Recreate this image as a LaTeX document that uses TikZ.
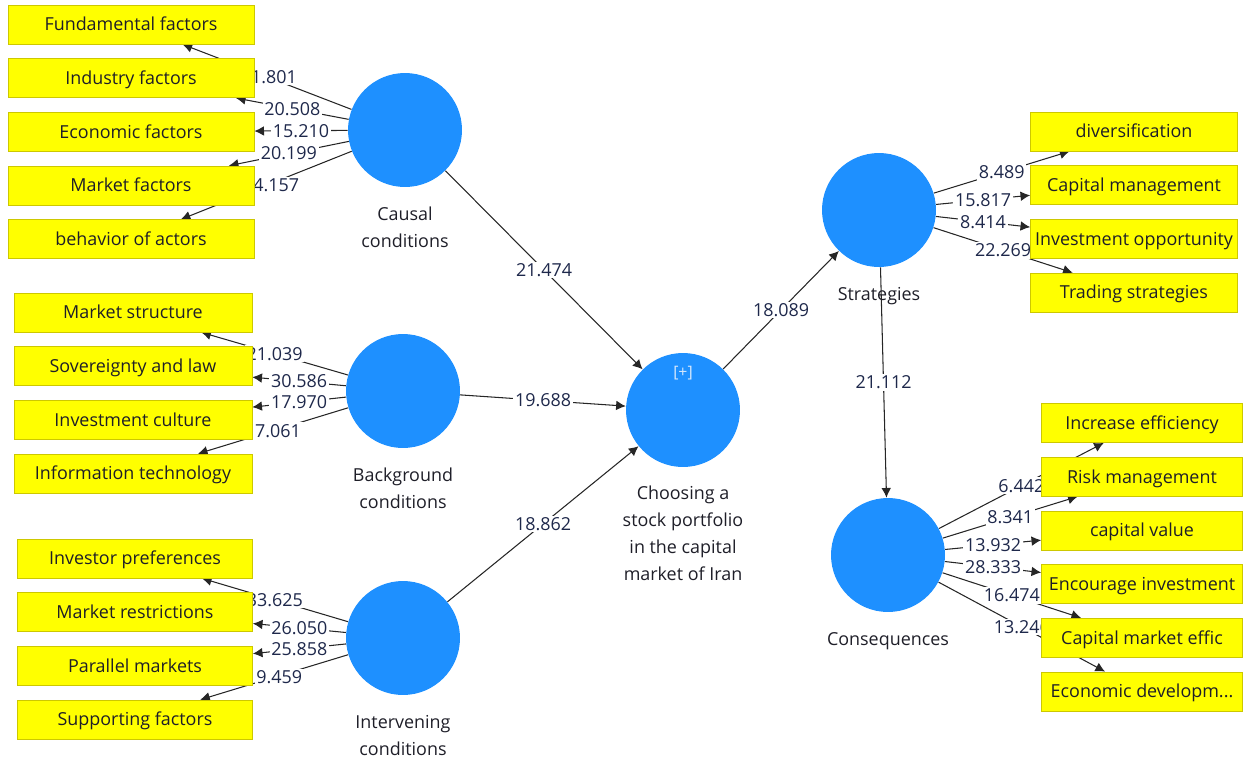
\documentclass[tikz,border=0pt]{standalone}
\usepackage{fontspec}
\setmainfont{Open Sans}
\usetikzlibrary{positioning,backgrounds,arrows.meta}

\definecolor{lvblue}{RGB}{30,144,255}
\definecolor{indyellow}{RGB}{255,255,0}
\definecolor{indborder}{RGB}{205,200,0}
\definecolor{labeltext}{RGB}{30,30,40}
\definecolor{weighttext}{RGB}{30,40,75}
\definecolor{plusgray}{RGB}{215,232,252}

\tikzset{
  latent/.style={circle, fill=lvblue, minimum size=2.28cm, inner sep=0pt},
  ind/.style={rectangle, draw=indborder, fill=indyellow, minimum width=#1, minimum height=0.78cm,
    inner sep=1pt, text height=7.3pt, text depth=0pt, text=labeltext, font=\fontsize{10.2}{12}\selectfont},
  ind/.default=4.9cm,
  lvlabel/.style={align=center, inner sep=0pt, text=labeltext, font=\fontsize{10.2}{12}\selectfont,
    execute at begin node=\setlength{\baselineskip}{15.3pt}},
  link/.style={draw=black!85, line width=0.6pt, -{Latex[length=5.5pt,width=5.5pt]}},
  weight/.style={fill=white, inner sep=1pt, text=weighttext, font=\fontsize{10.2}{12}\selectfont},
}

\newcommand{\loadedge}[4][]{\draw[link] (#2) -- node[weight,#1]{#4} (#3);}

\begin{document}
\begin{tikzpicture}[x=0.02cm, y=-0.02cm, node distance=0.28cm]
\useasboundingbox (0,0) rectangle (1244,761);

%% LATENT VARIABLES
\node[latent] (causal) at (405,130) {};
\node[latent] (background) at (403,391) {};
\node[latent] (intervening) at (403,638) {};
\node[latent] (portfolio) at (683,410) {};
\node[latent] (strategies) at (879,210) {};
\node[latent] (consequences) at (888,555) {};

\node[lvlabel, below=0.39cm of causal] (causal_lbl) {Causal\\conditions};
\node[lvlabel, below=0.39cm of background] (background_lbl) {Background\\conditions};
\node[lvlabel, below=0.39cm of intervening] (intervening_lbl) {Intervening\\conditions};
\node[lvlabel, below=0.37cm of portfolio] (portfolio_lbl) {Choosing a\\stock portfolio\\in the capital\\market of Iran};
\node[lvlabel, below=0.39cm of strategies] (strategies_lbl) {Strategies};
\node[lvlabel, below=0.39cm of consequences] (consequences_lbl) {Consequences};
\node[text=plusgray, font=\fontsize{9}{10}\selectfont] (portfolio_plus) at (683,373) {[+]};

%% CAUSAL CONDITIONS
\node[ind=4.92cm] (ind_fund) at (131,24.5) {Fundamental factors};
\node[ind=4.92cm, below=of ind_fund] (ind_industry) {Industry factors};
\node[ind=4.92cm, below=of ind_industry] (ind_economic) {Economic factors};
\node[ind=4.92cm, below=of ind_economic] (ind_market) {Market factors};
\node[ind=4.92cm, below=of ind_market] (ind_actors) {behavior of actors};

%% BACKGROUND CONDITIONS
\node[ind=4.76cm] (ind_structure) at (133,312.5) {Market structure};
\node[ind=4.76cm, below=of ind_structure] (ind_law) {Sovereignty and law};
\node[ind=4.76cm, below=of ind_law] (ind_culture) {Investment culture};
\node[ind=4.76cm, below=of ind_culture] (ind_it) {Information technology};

%% INTERVENING CONDITIONS
\node[ind=4.7cm] (ind_prefs) at (135,558.5) {Investor preferences};
\node[ind=4.7cm, below=of ind_prefs] (ind_restrict) {Market restrictions};
\node[ind=4.7cm, below=of ind_restrict] (ind_parallel) {Parallel markets};
\node[ind=4.7cm, below=of ind_parallel] (ind_support) {Supporting factors};

%% STRATEGIES
\node[ind=4.14cm] (ind_divers) at (1134,131.5) {diversification};
\node[ind=4.14cm, below=of ind_divers] (ind_capman) {Capital management};
\node[ind=4.14cm, below=of ind_capman] (ind_opport) {Investment opportunity};
\node[ind=4.14cm, below=of ind_opport] (ind_trading) {Trading strategies};

%% CONSEQUENCES
\node[ind=4.02cm] (ind_effic) at (1142,423) {Increase efficiency};
\node[ind=4.02cm, below=of ind_effic] (ind_risk) {Risk management};
\node[ind=4.02cm, below=of ind_risk] (ind_capval) {capital value};
\node[ind=4.02cm, below=of ind_capval] (ind_encour) {Encourage investment};
\node[ind=4.02cm, below=of ind_encour] (ind_cmeff) {Capital market effic};
\node[ind=4.02cm, below=of ind_cmeff] (ind_econdev) {Economic developm...};

\begin{scope}[on background layer]
% outer loadings
\loadedge[xshift=0.14cm]{causal}{ind_fund}{1.801}
\loadedge{causal}{ind_industry}{20.508}
\loadedge{causal}{ind_economic}{15.210}
\loadedge{causal}{ind_market}{20.199}
\loadedge[xshift=0.2cm]{causal}{ind_actors}{4.157}

\loadedge{background}{ind_structure}{21.039}
\loadedge{background}{ind_law}{30.586}
\loadedge{background}{ind_culture}{17.970}
\loadedge[xshift=0.1cm]{background}{ind_it}{7.061}

\loadedge{intervening}{ind_prefs}{33.625}
\loadedge{intervening}{ind_restrict}{26.050}
\loadedge{intervening}{ind_parallel}{25.858}
\loadedge[xshift=0.1cm]{intervening}{ind_support}{9.459}

\loadedge{strategies}{ind_divers}{8.489}
\loadedge{strategies}{ind_capman}{15.817}
\loadedge{strategies}{ind_opport}{8.414}
\loadedge{strategies}{ind_trading}{22.269}

\loadedge{consequences}{ind_effic}{6.442}
\loadedge{consequences}{ind_risk}{8.341}
\loadedge{consequences}{ind_capval}{13.932}
\loadedge{consequences}{ind_encour}{28.333}
\loadedge{consequences}{ind_cmeff}{16.474}
\loadedge{consequences}{ind_econdev}{13.246}

% inner model
\loadedge{causal}{portfolio}{21.474}
\loadedge{background}{portfolio}{19.688}
\loadedge{intervening}{portfolio}{18.862}
\loadedge{portfolio}{strategies}{18.089}
\loadedge{strategies}{consequences}{21.112}
\end{scope}

\end{tikzpicture}
\end{document}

+ + + + + + +

*WHAT THE TASK REQUIRES:*
Copy out every line of the material above exactly, skipping the pictures.

*WRITTEN SOLUTION:*
Recreate this image as a LaTeX document that uses TikZ.
\documentclass[tikz,border=0pt]{standalone}
\usepackage{fontspec}
\setmainfont{Open Sans}
\usetikzlibrary{positioning,backgrounds,arrows.meta}

\definecolor{lvblue}{RGB}{30,144,255}
\definecolor{indyellow}{RGB}{255,255,0}
\definecolor{indborder}{RGB}{205,200,0}
\definecolor{labeltext}{RGB}{30,30,40}
\definecolor{weighttext}{RGB}{30,40,75}
\definecolor{plusgray}{RGB}{215,232,252}

\tikzset{
  latent/.style={circle, fill=lvblue, minimum size=2.28cm, inner sep=0pt},
  ind/.style={rectangle, draw=indborder, fill=indyellow, minimum width=#1, minimum height=0.78cm,
    inner sep=1pt, text height=7.3pt, text depth=0pt, text=labeltext, font=\fontsize{10.2}{12}\selectfont},
  ind/.default=4.9cm,
  lvlabel/.style={align=center, inner sep=0pt, text=labeltext, font=\fontsize{10.2}{12}\selectfont,
    execute at begin node=\setlength{\baselineskip}{15.3pt}},
  link/.style={draw=black!85, line width=0.6pt, -{Latex[length=5.5pt,width=5.5pt]}},
  weight/.style={fill=white, inner sep=1pt, text=weighttext, font=\fontsize{10.2}{12}\selectfont},
}

\newcommand{\loadedge}[4][]{\draw[link] (#2) -- node[weight,#1]{#4} (#3);}

\begin{document}
\begin{tikzpicture}[x=0.02cm, y=-0.02cm, node distance=0.28cm]
\useasboundingbox (0,0) rectangle (1244,761);

%% LATENT VARIABLES
\node[latent] (causal) at (405,130) {};
\node[latent] (background) at (403,391) {};
\node[latent] (intervening) at (403,638) {};
\node[latent] (portfolio) at (683,410) {};
\node[latent] (strategies) at (879,210) {};
\node[latent] (consequences) at (888,555) {};

\node[lvlabel, below=0.39cm of causal] (causal_lbl) {Causal\\conditions};
\node[lvlabel, below=0.39cm of background] (background_lbl) {Background\\conditions};
\node[lvlabel, below=0.39cm of intervening] (intervening_lbl) {Intervening\\conditions};
\node[lvlabel, below=0.37cm of portfolio] (portfolio_lbl) {Choosing a\\stock portfolio\\in the capital\\market of Iran};
\node[lvlabel, below=0.39cm of strategies] (strategies_lbl) {Strategies};
\node[lvlabel, below=0.39cm of consequences] (consequences_lbl) {Consequences};
\node[text=plusgray, font=\fontsize{9}{10}\selectfont] (portfolio_plus) at (683,373) {[+]};

%% CAUSAL CONDITIONS
\node[ind=4.92cm] (ind_fund) at (131,24.5) {Fundamental factors};
\node[ind=4.92cm, below=of ind_fund] (ind_industry) {Industry factors};
\node[ind=4.92cm, below=of ind_industry] (ind_economic) {Economic factors};
\node[ind=4.92cm, below=of ind_economic] (ind_market) {Market factors};
\node[ind=4.92cm, below=of ind_market] (ind_actors) {behavior of actors};

%% BACKGROUND CONDITIONS
\node[ind=4.76cm] (ind_structure) at (133,312.5) {Market structure};
\node[ind=4.76cm, below=of ind_structure] (ind_law) {Sovereignty and law};
\node[ind=4.76cm, below=of ind_law] (ind_culture) {Investment culture};
\node[ind=4.76cm, below=of ind_culture] (ind_it) {Information technology};

%% INTERVENING CONDITIONS
\node[ind=4.7cm] (ind_prefs) at (135,558.5) {Investor preferences};
\node[ind=4.7cm, below=of ind_prefs] (ind_restrict) {Market restrictions};
\node[ind=4.7cm, below=of ind_restrict] (ind_parallel) {Parallel markets};
\node[ind=4.7cm, below=of ind_parallel] (ind_support) {Supporting factors};

%% STRATEGIES
\node[ind=4.14cm] (ind_divers) at (1134,131.5) {diversification};
\node[ind=4.14cm, below=of ind_divers] (ind_capman) {Capital management};
\node[ind=4.14cm, below=of ind_capman] (ind_opport) {Investment opportunity};
\node[ind=4.14cm, below=of ind_opport] (ind_trading) {Trading strategies};

%% CONSEQUENCES
\node[ind=4.02cm] (ind_effic) at (1142,423) {Increase efficiency};
\node[ind=4.02cm, below=of ind_effic] (ind_risk) {Risk management};
\node[ind=4.02cm, below=of ind_risk] (ind_capval) {capital value};
\node[ind=4.02cm, below=of ind_capval] (ind_encour) {Encourage investment};
\node[ind=4.02cm, below=of ind_encour] (ind_cmeff) {Capital market effic};
\node[ind=4.02cm, below=of ind_cmeff] (ind_econdev) {Economic developm...};

\begin{scope}[on background layer]
% outer loadings
\loadedge[xshift=0.14cm]{causal}{ind_fund}{1.801}
\loadedge{causal}{ind_industry}{20.508}
\loadedge{causal}{ind_economic}{15.210}
\loadedge{causal}{ind_market}{20.199}
\loadedge[xshift=0.2cm]{causal}{ind_actors}{4.157}

\loadedge{background}{ind_structure}{21.039}
\loadedge{background}{ind_law}{30.586}
\loadedge{background}{ind_culture}{17.970}
\loadedge[xshift=0.1cm]{background}{ind_it}{7.061}

\loadedge{intervening}{ind_prefs}{33.625}
\loadedge{intervening}{ind_restrict}{26.050}
\loadedge{intervening}{ind_parallel}{25.858}
\loadedge[xshift=0.1cm]{intervening}{ind_support}{9.459}

\loadedge{strategies}{ind_divers}{8.489}
\loadedge{strategies}{ind_capman}{15.817}
\loadedge{strategies}{ind_opport}{8.414}
\loadedge{strategies}{ind_trading}{22.269}

\loadedge{consequences}{ind_effic}{6.442}
\loadedge{consequences}{ind_risk}{8.341}
\loadedge{consequences}{ind_capval}{13.932}
\loadedge{consequences}{ind_encour}{28.333}
\loadedge{consequences}{ind_cmeff}{16.474}
\loadedge{consequences}{ind_econdev}{13.246}

% inner model
\loadedge{causal}{portfolio}{21.474}
\loadedge{background}{portfolio}{19.688}
\loadedge{intervening}{portfolio}{18.862}
\loadedge{portfolio}{strategies}{18.089}
\loadedge{strategies}{consequences}{21.112}
\end{scope}

\end{tikzpicture}
\end{document}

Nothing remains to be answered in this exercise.